History Days will be on May 14 from 10 a.m. to 3 p.m. in San Miguel

by Michelle Hido 

SAN MIGUEL — Think mid-May 1858, San Luis Obispo County, California. It’s not so far away when you join us at San Miguel’s Rios-Caledonia Living History Days as we re-visit the banditry and vigilantism of the Central Coast’s wild west.

Back in the 1850s, the ‘Wild West’ was being equally romanticized and vilified by the nation, but its people lived in it with the purpose of prosperity. In the 1850s, for nearly a decade, our county was plagued by the violent acts of the Jack Powers and Pio Linares Gang. Referred to as the Powers-Linares Gang, these men went by the motto, “Dead men tell no tales.” The gang’s every action left behind bodies. Failed by the law, the people of San Luis County resorted to mob justice and lynching of caught gang members in the streets of San Luis Obispo. Walter Murray (an attorney and later founder of the San Luis Obispo Tribune in 1869) wrote of the violence and murders in his letters to the San Francisco Bulletin. In them, he describes why the ‘Committee of Vigilance’ was formed by himself and a Californios Senator José Antonio Romualdo Pacheco, who later became the first Hispanic Governor of California.

Getting through this together, Paso Robles

The San Luis Obispo Vigilance Committee of 1858 disbanded once its mission was completed, “but every member of it will hereafter continue vigilant in the support and execution of the laws. The laws are good. No one but skeptics in American progress doubt this. They only want administering by trustworthy men, and sustaining by a healthy population… Then San Luis Obispo may be looked upon, as she really is, one of the most desirable counties of the State. Her soil and climate are almost unrivaled. What she lacks in is population.” (Hon. Walter Murray). The Committee of Vigilance was over 100 people, a third of which were Californios and all of which wanted a safer San Luis Obispo County.

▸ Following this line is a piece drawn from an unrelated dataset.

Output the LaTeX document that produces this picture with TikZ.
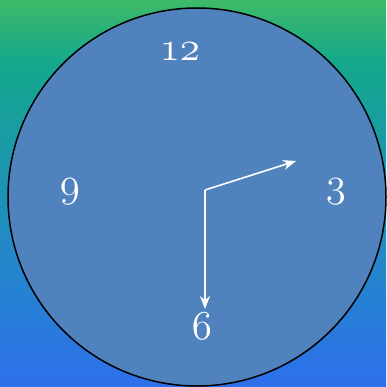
\RequirePackage{fix-cm}
\documentclass[tikz,border=0pt]{standalone}
\usepackage{xcolor}
\usepackage{tikz}
\usetikzlibrary{arrows.meta, positioning}

\definecolor{skytop}{RGB}{62,186,104}
\definecolor{skyteal}{RGB}{20,168,140}
\definecolor{skymid}{RGB}{30,145,185}
\definecolor{skybot}{RGB}{46,112,236}
\definecolor{faceblue}{RGB}{80,130,190}

% stops in 25bp..75bp cover the shaded rectangle
\pgfdeclareverticalshading{sky}{100bp}{
  color(0bp)=(skybot); color(25bp)=(skybot); color(49bp)=(skymid);
  color(67bp)=(skyteal); color(75bp)=(skytop); color(100bp)=(skytop)}

\begin{document}
\begin{tikzpicture}[
    x=1pt, y=-1pt,
    face/.style={circle, draw=black, line width=1.5pt, fill=faceblue, minimum size=378pt, inner sep=0pt},
    numeral/.style={text=white, inner sep=0pt, anchor=base, font=\fontsize{41}{41}\selectfont},
    hand/.style={-{Stealth[length=13pt, width=10pt]}, draw=white, line width=1.6pt}
]

% Background
\useasboundingbox (0pt,0pt) rectangle (386pt,-387pt);
\shade[shading=sky] (0pt,0pt) rectangle (386pt,-387pt);

% Face
\node[face] (dial) at (197,197) {};

% Numerals
\node[numeral] (n12) at (180,61) {$\oldstylenums{12}$};
\node[numeral] (n3) at (336,196) {$\oldstylenums{3}$};
\node[numeral] (n6) at (202,339) {$\oldstylenums{6}$};
\node[numeral] (n9) at (70,196) {$\oldstylenums{9}$};

% Hands
\coordinate (hub) at (205,190);
\coordinate (tipA) at (296,161);
\coordinate (tipB) at (205,309);
\draw[hand] (hub) -- (tipA);
\draw[hand] (hub) -- (tipB);

\end{tikzpicture}
\end{document}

Here, in the time after the violence and bloodshed, is where the Historic Rios-Caledonia in San Miguel would like to bring to you. Through their Living History Days, re-enactors will present to the public how the locals lived, experienced, and felt about the lawlessness in San Luis County. After the presentations, you can ask questions and learn about the area and time period.

This event is brought to you by the Friends of the Adobes; a fundraising lunch will be available, as well as tours of the Rios-Caledonia Adobe and the SLO County D.E.E.R. program. Come learn about San Luis Obispo County through Living History.